European Federation of Journalists

Council of Europe Parliamentary Assembly warns over Europe’s press freedom

The European Federation of Journalists welcomes today the adoption of a report on the Protection of Media Freedom in Europe by the Parliamentary Assembly of the Council of Europe (PACE) but warns about the worrying trends on press freedom in Europe.

“Although we welcome the adoption of the report, it highlighted again the worrying trends in Europe on press freedom particularly in countries where serious cases of press freedom violations are prominent,” said Mogens Blicher Bjerregård.

“Countries highlighted in the report including Azerbaijan, Hungary, Russia, Turkey and Ukraine should step up their efforts in improving their press freedom records.” emphasised Blicher Bjerregård

The two-hour debate before the formal adoption was the occasion for many of the 300 voting members of the PACE[1] to make their comments and remarks. Discussion concerned in particular Russia, Ukraine, Azerbaijan, Turkey and Hungary, where cases of press freedom violation were debated and even challenged by various speakers. The discussion concluded that press freedom is yet to be made reality in many countries represented at the PACE.

Mr. Gvozden Srećko Flego, rapporteur of the report and representative from Croatia (Social Democratic Party) has taken a strong stand on some of the governments’ denials over the cases of press freedom violations mentioned in the report. Mr. Flego insisted that the report was based on a collection of factual findings from national experts working in the field of media despite that some governments disputed the cases of press freedom violations in the report. (You can read more about the comments made by Mr. Flego in the following interview).

The report also raises concerns over media concentration and calls for measures to regulate media ownership transparency. It proposes the setting up of a “Media Identity Card” which would oblige media companies to provide information about the owners of a media outlet including the so-called “shadow owners” who contribute substantially to its income, such as big advertisers or donors.

Excerpt of interview with Mr. Gvozden Srećko Flego conducted by Marc Gruber

You mentioned verbally that the report “does not take any political attitude”, but you name and shame several countries such as Russia, Turkey, Ukraine and Azerbaijan Isn’t it contradictory?

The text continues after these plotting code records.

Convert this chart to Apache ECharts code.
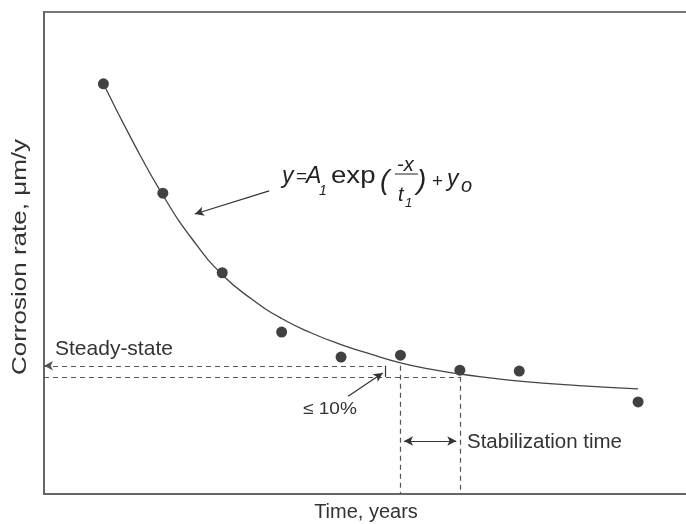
<!DOCTYPE html>
<html>
<head>
<meta charset="utf-8">
<script src="https://cdn.jsdelivr.net/npm/echarts@6/dist/echarts.min.js"></script>
<style>
  html, body { margin: 0; padding: 0; background: #fff; }
  #chart { width: 686px; height: 524px; }
</style>
</head>
<body>
<div id="chart"></div>
<script>
// measured points (time in years, corrosion rate in arbitrary units)
var pointTimes = [1, 2, 3, 4, 5, 6, 7, 8, 10];
var pointRates = [85.1, 62.4, 45.9, 33.6, 28.4, 28.8, 25.7, 25.5, 19.1];

// fitted curve
var curveTimes = [1, 1.5, 2, 2.5, 3, 3.5, 4, 4.5, 5, 5.5, 6, 6.5, 7, 7.5, 8, 9, 10];
var curveRates = [85.1, 73, 62, 52.8, 45.5, 40.4, 36.4, 33.4, 31, 29, 27.2, 25.9, 24.9, 24.1, 23.4, 22.5, 21.8];

var steadyLevel = 26.6;
var lowerLevel = 24.3;
var stabStart = 6;
var stabEnd = 7;

var FONT = 'Liberation Sans';
var dash = { color: '#555', type: [5, 4], width: 1.2 };
var solid = { color: '#333', type: 'solid', width: 1.2 };

function seg(a, b, s0, s1, style) {
  return [
    { coord: a, symbol: s0, lineStyle: style },
    { coord: b, symbol: s1 }
  ];
}

function ftext(x, y, text, size, italic, sx) {
  return {
    type: 'text', x: x, y: y, scaleX: sx || 1,
    style: {
      text: text, fontFamily: FONT, fontStyle: italic ? 'italic' : 'normal',
      fontSize: size, fill: '#222', verticalAlign: 'middle'
    }
  };
}

var chart = echarts.init(document.getElementById('chart'));

chart.setOption({
  animation: false,
  backgroundColor: '#fff',
  grid: {
    left: 44, right: -2, top: 12, bottom: 30,
    outerBoundsMode: 'none',
    show: true, borderColor: '#777', borderWidth: 2
  },
  xAxis: {
    type: 'value', min: 0, max: 10.84,
    axisLine: { show: true, lineStyle: { color: '#666', width: 2 } },
    axisTick: { show: false }, axisLabel: { show: false }, splitLine: { show: false },
    name: 'Time, years', nameLocation: 'middle', nameGap: 8,
    nameTextStyle: { fontFamily: FONT, fontSize: 20, color: '#333' }
  },
  yAxis: {
    type: 'value', min: 0, max: 100,
    axisLine: { show: true, lineStyle: { color: '#666', width: 2 } },
    axisTick: { show: false }, axisLabel: { show: false }, splitLine: { show: false }
  },
  graphic: [
    { type: 'text', x: 20, y: 257, rotation: Math.PI / 2, scaleX: 1.3,
      style: { text: 'Corrosion rate, \u03bcm/y', fontFamily: FONT, fontSize: 20, fill: '#333', align: 'center', verticalAlign: 'middle' } },
    { type: 'text', x: 55, y: 349,
      style: { text: 'Steady-state', fontFamily: FONT, fontSize: 21, fill: '#333', align: 'left', verticalAlign: 'middle' } },
    { type: 'text', x: 467, y: 442,
      style: { text: 'Stabilization time', fontFamily: FONT, fontSize: 20.5, fill: '#333', align: 'left', verticalAlign: 'middle' } },
    { type: 'text', x: 303, y: 409, scaleX: 1.12,
      style: { text: '\u2264 10%', fontFamily: FONT, fontSize: 17, fill: '#333', align: 'left', verticalAlign: 'middle' } },
    // formula pieces
    ftext(282, 177, 'y', 23, true),
    ftext(296, 177, '=', 19, false),
    ftext(306, 177, 'A', 23, true),
    ftext(319, 191, '1', 14, true),
    ftext(331, 177, 'exp', 23, false, 1.2),
    ftext(380, 181, '(', 28, true),
    ftext(397, 165, '-x', 20, true),
    { type: 'line', shape: { x1: 395, y1: 174, x2: 418, y2: 174 }, style: { stroke: '#222', lineWidth: 1 } },
    ftext(398, 195, 't', 20, true),
    ftext(405, 203, '1', 13, true),
    ftext(417, 181, ')', 28, true),
    ftext(432, 182, '+', 19, false),
    ftext(447, 180, 'y', 23, true),
    ftext(461, 186, 'o', 20, true)
  ],
  series: [
    {
      type: 'line',
      smooth: true,
      showSymbol: false,
      data: curveTimes.map(function (t, i) { return [t, curveRates[i]]; }),
      lineStyle: { color: '#444', width: 1.3 },
      markLine: {
        silent: true,
        symbolSize: [7, 9],
        label: { show: false },
        data: [
          // steady-state level with arrow at the axis
          seg([0, steadyLevel], [5.74, steadyLevel], 'arrow', 'none', dash),
          seg([0, lowerLevel], [stabEnd, lowerLevel], 'none', 'none', dash),
          seg([stabStart, steadyLevel], [stabStart, 0], 'none', 'none', dash),
          seg([stabEnd, lowerLevel], [stabEnd, 0], 'none', 'none', dash),
          // 10% marker
          seg([5.74, steadyLevel], [5.74, lowerLevel], 'none', 'none', solid),
          // arrow to 10% marker
          seg([5.12, 20.3], [5.7, 25.1], 'none', 'arrow', solid),
          // arrow from formula to curve
          seg([3.79, 62.9], [2.54, 58.1], 'none', 'arrow', solid),
          // stabilization time double arrow
          seg([6.06, 11.0], [6.94, 11.0], 'arrow', 'arrow', solid)
        ]
      }
    },
    {
      type: 'scatter',
      symbol: 'circle',
      symbolSize: 11,
      itemStyle: { color: '#111' },
      data: pointTimes.map(function (t, i) { return [t, pointRates[i]]; })
    }
  ]
});
</script>
</body>
</html>
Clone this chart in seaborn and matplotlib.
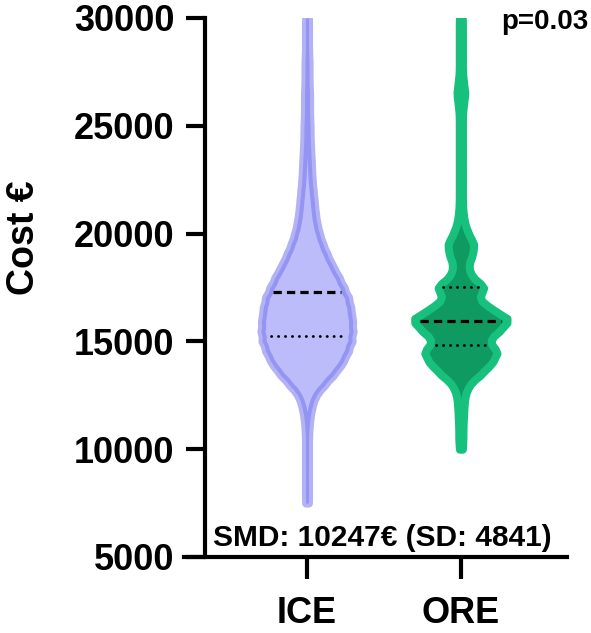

We name violations of press freedom and we make suggestions to improve the situation, so in fact we remain factual. What we do not mention in the report is that our document is based on information from experts on the ground. Sometimes we are even contacted by organisations or individuals who literally ask us to criticise their governments and put pressure on them. Of course, some of these governments reacted, in particular Azerbaijan. But in my view, they should consider our report as a “friendly expertise”, given for free.

In the resolution, you propose “to publicise a Media Identity Card” in order to improve transparency. What does it actually mean?

We want more transparency of media ownership at transnational level. This means that the “Media Identity Card” would provide information about the real owners of media outlets, not just companies without the names of individuals. And we also have in mind the “shadow owners”, for example if more than half of the revenues of a single media come from one advertiser or donor, it should be consider as a “co-owner”. The idea is adopted, but of course we need to continue the discussion about its implementation.

The recommendation to the Ministers asks for more cooperation with NGOs in the field to deal with violations of media freedom. How can this be done?

We are open to any initiative coming from the civil society. For example the Internet-based Freedom of Expression Platform relies on the input of NGOs. It is now legally established and it will be working in March. It is a key area of cooperation because there is no press freedom without safety. Our objective is to be preventive, not just reactive or “sanitary”. If NGOs provide us good input we will be able to act on legislation before it is too late.

Every two years, the PACE adopts a report on media freedom. What is happening in between at the Council of Europe?

We act, both the Council of Europe and Member States. We are in contact with the experts on the ground on press freedom violations.

What else would you like to add to your report?

To me it is very important that media freedom is debated at national level. This is why I insisted that national Parliaments at point 14 of the Resolution to “hold annual public debates (…) with the participation of associations of journalists and the media on the state of media freedom”.